Paling tidak ini dilihat dari beberapa diksi yang digunakan Jokowi dalam Deklarasi Pilpres Damai pada Selasa malam (3/6). Dalam serangan yang tidak langsung ini, Jokowi berpijak pada stereotipe yang selama ini dialamatkan kepada Prabowo.
Jokowi misalnya mengatakan: "demokrasi yang kita perjuangkan adalah demokrasi yang mesenjahterakan, bukan sebuah demokrasi yang mencelakakan." Jokowi juga mengatakan, pilpres harus dilalui sebagai kegembiraan, bukan momentum ketakutan.
Dengan diksi-diksi seperti ini, Jokowi dinilai sudah berubah dan tidak santun lagi.
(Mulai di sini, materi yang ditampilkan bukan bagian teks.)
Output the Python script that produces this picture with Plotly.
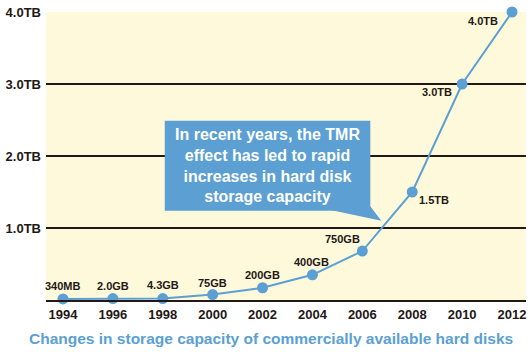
import plotly.graph_objects as go

years = [1994, 1996, 1998, 2000, 2002, 2004, 2006, 2008, 2010, 2012]
capacity_tb = [0.015, 0.02, 0.02, 0.075, 0.17, 0.35, 0.68, 1.5, 3.0, 4.0]
point_labels = ["340MB", "2.0GB", "4.3GB", "75GB", "200GB", "400GB", "750GB", "1.5TB", "3.0TB", "4.0TB"]
label_shift_x = [0, 0, 0, 0, 0, -1, -20, 22, -25, -29]
label_shift_y = [13, 13, 14, 12, 13, 13, 12, -8, -8, -9]
y_tick_vals = [1, 2, 3, 4]
y_tick_text = ["1.0TB", "2.0TB", "3.0TB", "4.0TB"]
x_tick_vals = years
callout_text = "In recent years, the TMR<br>effect has led to rapid<br>increases in hard disk<br>storage capacity"
title_text = "Changes in storage capacity of commercially available hard disks"

BLUE = "#5B9FD3"
DARK = "#231815"
FONT = "Liberation Sans, Arial, sans-serif"

fig = go.Figure()
fig.add_trace(go.Scatter(
    x=years, y=capacity_tb, mode="lines+markers",
    line=dict(color=BLUE, width=2),
    marker=dict(color=BLUE, size=11),
    cliponaxis=False, hoverinfo="skip", showlegend=False,
))

for x, y, t, dx, dy in zip(years, capacity_tb, point_labels, label_shift_x, label_shift_y):
    fig.add_annotation(x=x, y=y, text=f"<b>{t}</b>", showarrow=False,
                       xshift=dx, yshift=dy, xanchor="center", yanchor="middle",
                       font=dict(family=FONT, size=11, color=DARK))

# callout box and tail
fig.add_shape(type="path",
              path="M 2004.68 1.255 L 2006.3 1.31 L 2006.76 1.10 Z",
              xref="x", yref="y", fillcolor=BLUE, line=dict(width=0), layer="above")
fig.add_shape(type="rect", x0=1998.08, x1=2006.32, y0=1.24, y1=2.49,
              xref="x", yref="y", fillcolor=BLUE, line=dict(width=0), layer="above")
fig.add_annotation(x=(1998.08 + 2006.32) / 2, y=(1.24 + 2.49) / 2, text=f"<b>{callout_text}</b>",
                   showarrow=False, xanchor="center", yanchor="middle", align="center",
                   font=dict(family=FONT, size=16, color="white"))

fig.add_annotation(x=0.469, y=-0.135, xref="paper", yref="paper", yanchor="middle",
                   xanchor="center",
                   text=f"<b>{title_text}</b>", showarrow=False,
                   font=dict(family=FONT, size=15.5, color=BLUE))

fig.update_layout(
    width=530, height=352,
    margin=dict(l=46, r=4, t=12, b=52),
    paper_bgcolor="white", plot_bgcolor="#FEF9DB",
    xaxis=dict(range=[1993.32, 2012.56], tickvals=x_tick_vals, showgrid=False,
               showline=True, linecolor=DARK, linewidth=1.5, zeroline=False,
               ticks="", ticklabelstandoff=2,
               tickfont=dict(family=FONT, size=13, color=DARK)),
    yaxis=dict(range=[0, 4.0], tickvals=y_tick_vals, ticktext=[f"<b>{t}</b>" for t in y_tick_text],
               showgrid=True, gridcolor=DARK, gridwidth=1.5, zeroline=False, showline=False,
               ticks="", ticklabelstandoff=4,
               tickfont=dict(family=FONT, size=13, color=DARK)),
)
fig.update_xaxes(ticktext=[f"<b>{v}</b>" for v in x_tick_vals])

fig.write_html("out.html")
Jokowi bukan lagi seorang yang siap menang, namun dipersepsikan sebagai sosok yang takut kalah. Maka jalan yang harus ditempuh adalah menyerang.
Atau memang Jokowi sedang menggunakan jebakan. Dia menjebak Prabowo agar menyerang balik, untuk memperkuat dan mengakumulasi stereotipe yang telah melekat.
Sementara di sisi Prabowo, selama ini sudah berhasil menampilkan sosok yang santun dan ramah. Prabowo pun berhasil menunjukkan diri sebagai sosok yang sangat terbuka, dan siap hidup dalam demokrasi dengan daulat di tangan rakyat.
Hampir dalam setiap momentum bersama, Prabowo tak segan untuk menyebut dan bahkan memuji Jokowi. Satu hal yang tidak dilakukan Jokowi pada Prabowo.
Karena itu, jangan sampai Prabowo masuk dalam jebakan Jokowi. Sekali saja Prabowo menyerang balik Jokowi, maka ini akan menjadi senjata yang mematikan bagi Prabowo sendiri. Prabowo harus tetap membalas serangan Jokowi dengan senyuman.